Retry logic is a crucial component in error handling, particularly in automation tools like Ansible. It allows your playbooks to automatically retry tasks that fail due to transient issues, such as network instability or temporary unavailability of resources. This tutorial will guide you through implementing retry logic in Ansible from start to finish.

Why Retry Logic is Important

Retry logic helps ensure that transient errors do not cause your automation workflows to fail. This is particularly useful in environments where network fluctuations or temporary service outages are common. By implementing retry logic, you can enhance the robustness and reliability of your Ansible playbooks.

Basic Retry Logic in Ansible

Ansible provides built-in support for retrying tasks using the retries and delay parameters. These parameters can be specified within a task to control how many times Ansible should retry the task and the delay between retries.

Here is a basic example of retry logic in an Ansible playbook:

- name: Ensure the web server is running
  service:
    name: httpd
    state: started
  retries: 5
  delay: 10

In this example, Ansible will attempt to start the httpd service up to 5 times, with a 10-second delay between each attempt.

Advanced Retry Logic with Handlers

For more complex scenarios, you can use handlers in combination with retry logic. Handlers are tasks that are triggered by other tasks using the notify directive. This can be useful for retrying a series of dependent tasks.

Consider the following playbook that installs and starts a web server:

- name: Install and start web server
  hosts: webservers
  tasks:
    - name: Install Apache
      yum:
        name: httpd
        state: present
      notify: Start Apache

  handlers:
    - name: Start Apache
      service:
        name: httpd
        state: started
      retries: 3
      delay: 15

In this example, if the installation of Apache triggers the handler to start the Apache service, the handler will retry starting the service up to 3 times with a 15-second delay between attempts.

Conditional Retry Logic

Sometimes, you may want to conditionally apply retry logic based on specific conditions. Ansible allows you to use the until directive to specify a condition that must be met for the task to succeed. This can be combined with retries and delay to create powerful conditional retries.

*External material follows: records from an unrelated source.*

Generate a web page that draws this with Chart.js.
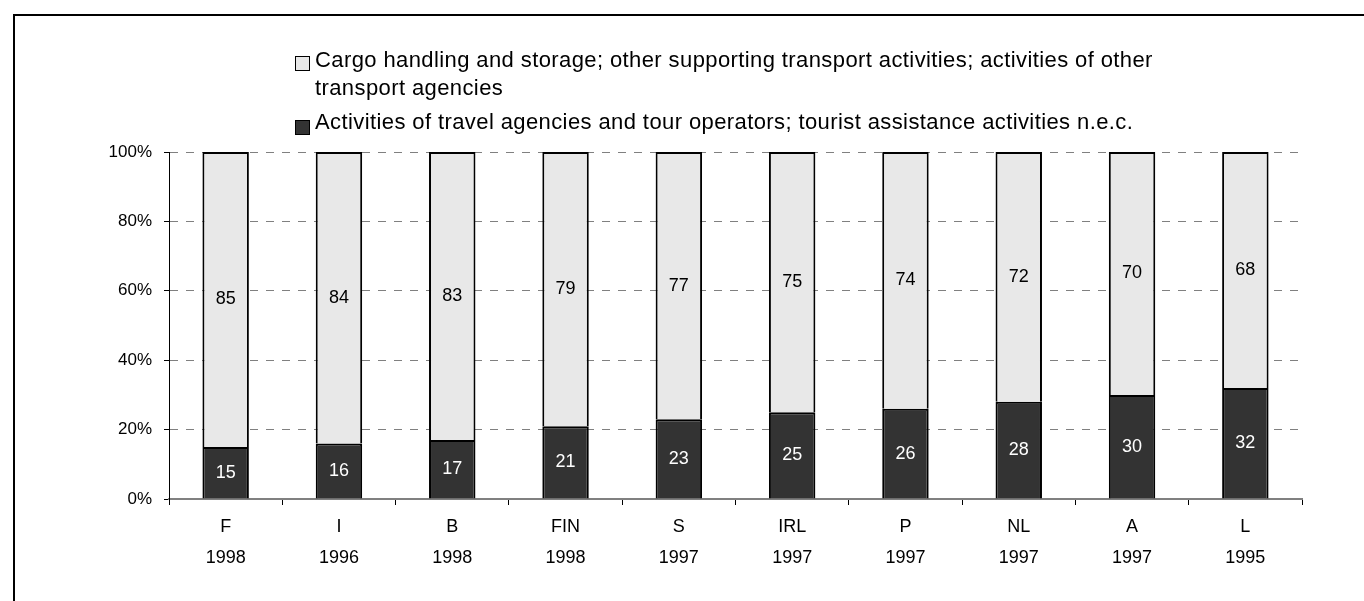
<!DOCTYPE html>
<html>
<head>
<meta charset="utf-8">
<script src="https://cdn.jsdelivr.net/npm/chart.js@4/dist/chart.umd.min.js"></script>
<style>
  html, body { margin: 0; padding: 0; width: 1364px; height: 601px; overflow: hidden; background: #fff; }
  #wrap { position: relative; width: 1364px; height: 601px; }
  #frame { position: absolute; left: 13px; top: 14px; width: 1400px; height: 700px; border: 2px solid #000; box-sizing: border-box; }
  canvas { position: absolute; left: 0; top: 0; }
  .lg { position: absolute; font-family: "Liberation Sans", Arial, sans-serif; font-size: 22px; line-height: 28px; color: #000; white-space: nowrap; letter-spacing: 0.4px; }
  .box { position: absolute; width: 15px; height: 15px; box-sizing: border-box; border: 1px solid #000; }
</style>
</head>
<body>
<div id="wrap">
  <div id="frame"></div>
  <canvas id="c" width="1364" height="601"></canvas>
  <div class="box" id="box1" style="left:295px; top:56px; background:#e8e8e8;"></div>
  <div class="lg" id="lg1" style="left:315px; top:46px;"></div>
  <div class="box" id="box2" style="left:295px; top:120px; background:#333333;"></div>
  <div class="lg" id="lg2" style="left:315px; top:108px;"></div>
</div>
<script>
const countries = ['F', 'I', 'B', 'FIN', 'S', 'IRL', 'P', 'NL', 'A', 'L'];
const years = ['1998', '1996', '1998', '1998', '1997', '1997', '1997', '1997', '1997', '1995'];
const travelAgencies = [15, 16, 17, 21, 23, 25, 26, 28, 30, 32];
const cargoHandling = [85, 84, 83, 79, 77, 75, 74, 72, 70, 68];
const yTicks = [0, 20, 40, 60, 80, 100];
const seriesNames = [
  'Cargo handling and storage; other supporting transport activities; activities of other transport agencies',
  'Activities of travel agencies and tour operators; tourist assistance activities n.e.c.'
];

document.getElementById('lg1').innerHTML = 'Cargo handling and storage; other supporting transport activities; activities of other<br>transport agencies';
document.getElementById('lg2').textContent = seriesNames[1];

const labels = countries.map((c, i) => [c, years[i]]);

const valueLabels = {
  id: 'valueLabels',
  afterDatasetsDraw(chart) {
    const ctx = chart.ctx;
    ctx.save();
    ctx.font = '18px "Liberation Sans", Arial, sans-serif';
    ctx.textAlign = 'center';
    ctx.textBaseline = 'middle';
    chart.data.datasets.forEach((ds, di) => {
      const meta = chart.getDatasetMeta(di);
      meta.data.forEach((el, i) => {
        const y = (el.y + el.base) / 2;
        ctx.fillStyle = ds.labelColor;
        ctx.fillText(String(ds.data[i]), el.x, y);
      });
    });
    ctx.restore();
  }
};

Chart.defaults.font.family = '"Liberation Sans", Arial, sans-serif';
Chart.defaults.color = '#000';

new Chart(document.getElementById('c'), {
  type: 'bar',
  data: {
    labels: labels,
    datasets: [
      {
        label: seriesNames[1],
        data: travelAgencies,
        backgroundColor: '#333333',
        borderColor: '#000',
        borderWidth: 2,
        labelColor: '#fff',
        categoryPercentage: 1,
        barPercentage: 0.41
      },
      {
        label: seriesNames[0],
        data: cargoHandling,
        backgroundColor: '#e8e8e8',
        borderColor: '#000',
        borderWidth: 2,
        labelColor: '#000',
        categoryPercentage: 1,
        barPercentage: 0.41
      }
    ]
  },
  options: {
    responsive: false,
    animation: false,
    layout: { padding: { left: 0, right: 62, top: 152, bottom: 0 } },
    plugins: {
      legend: { display: false },
      tooltip: { enabled: false }
    },
    scales: {
      x: {
        stacked: true,
        grid: { drawOnChartArea: false, drawTicks: true, tickLength: 6, tickColor: '#000', tickWidth: 1 },
        border: { color: '#808080', width: 2 },
        ticks: { font: { size: 18, lineHeight: 1.72 }, padding: 7, maxRotation: 0, autoSkip: false },
        afterFit(scale) { scale.height = 102; }
      },
      y: {
        stacked: true,
        min: 0,
        max: 100,
        afterBuildTicks(scale) { scale.ticks = yTicks.map(v => ({ value: v })); },
        grid: { color: '#808080', lineWidth: 1, tickColor: '#000', tickLength: 5, tickWidth: 1 },
        border: { color: '#000', width: 1, dash: [8, 8] },
        ticks: { font: { size: 17 }, padding: 12, callback: v => v + '%' },
        afterFit(scale) { scale.width = 169; }
      }
    }
  },
  plugins: [valueLabels]
});
</script>
</body>
</html>
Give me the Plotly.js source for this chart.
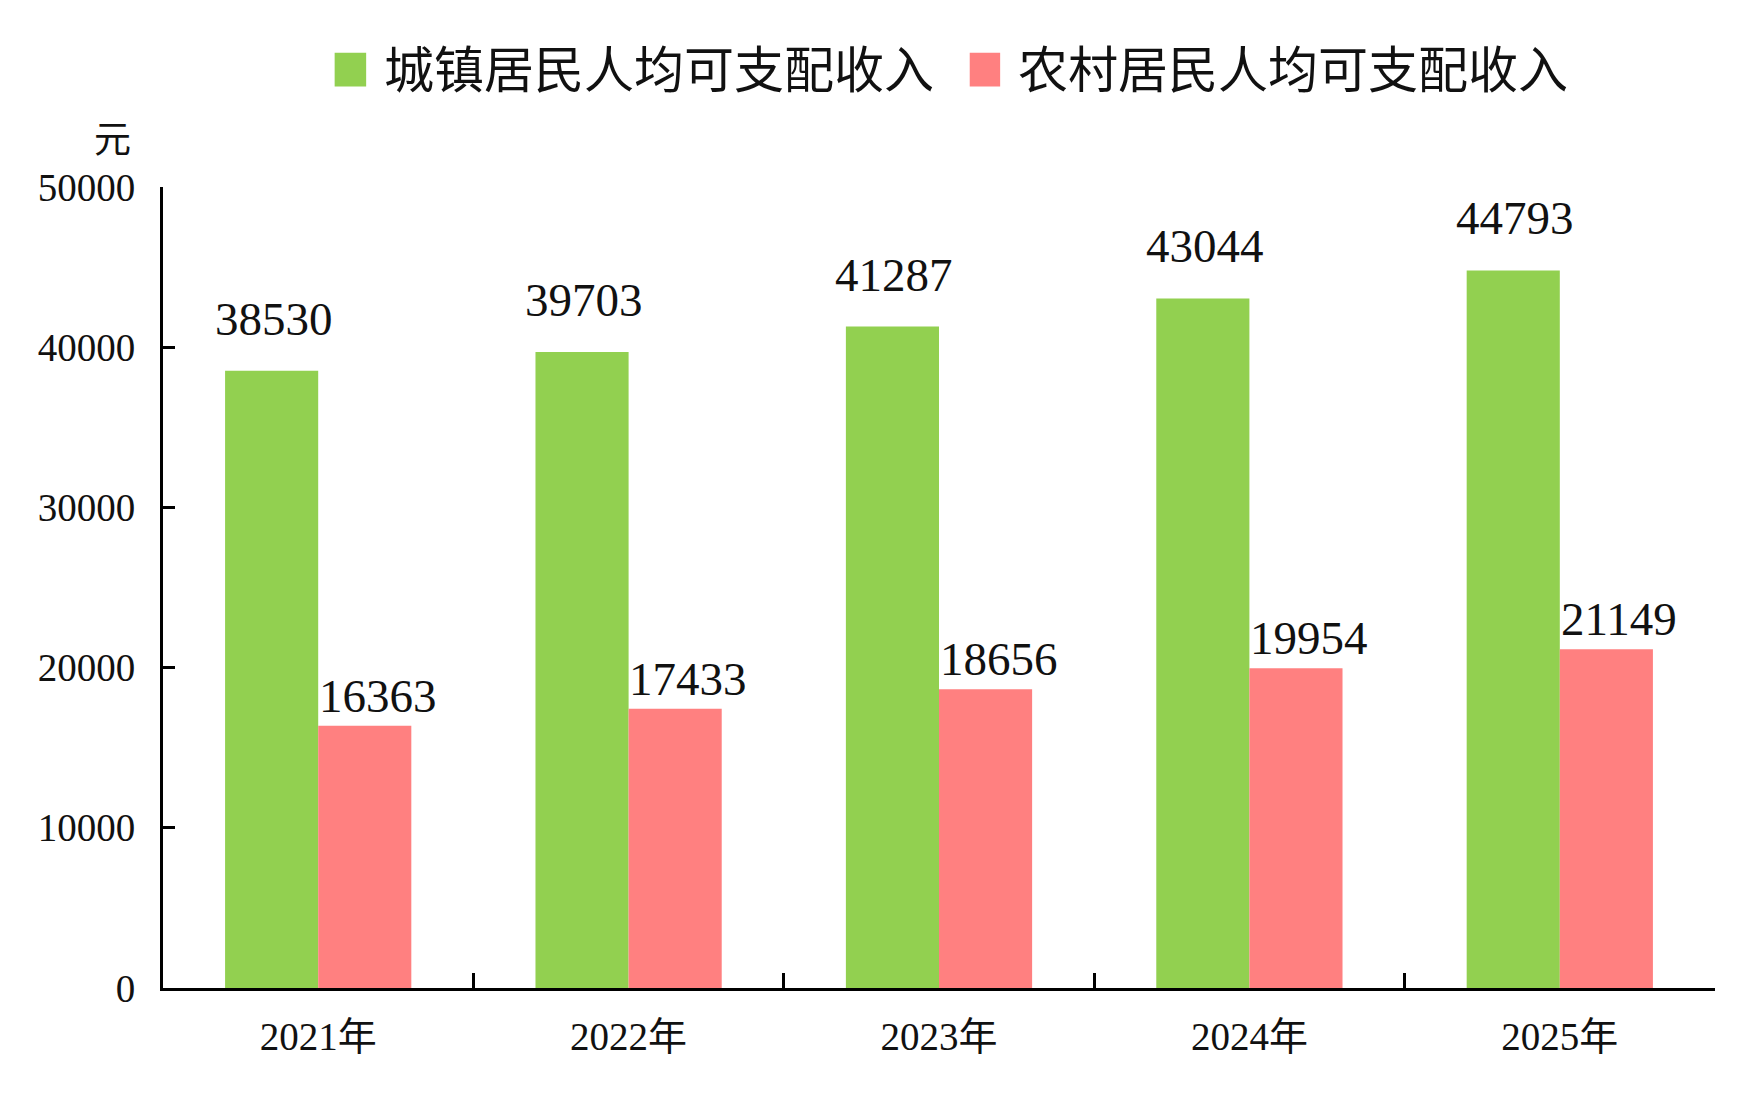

Here is an example that retries a task until a specific file exists:

- name: Wait for the application to create the log file
  command: ls /var/log/myapp.log
  register: result
  until: result.rc == 0
  retries: 10
  delay: 5

In this example, Ansible will retry the ls command up to 10 times, with a 5-second delay between each attempt, until the log file is found.

Retry Logic Best Practices

Here are some best practices to consider when implementing retry logic in your Ansible playbooks:

Use retries sparingly: Overusing retries can mask underlying issues. Use them only for transient errors.
Set appropriate delays: Setting a delay that is too short or too long can be counterproductive. Choose a reasonable delay based on the nature of the task.
Monitor and log retries: Keep an eye on tasks that frequently require retries. This can help you identify and address recurring issues.

Conclusion

Retry logic is a powerful tool for making your Ansible playbooks more resilient to transient errors. By properly implementing and tuning retries, you can significantly enhance the reliability of your automation workflows. This tutorial has covered the basics and some advanced scenarios to help you get started with retry logic in Ansible.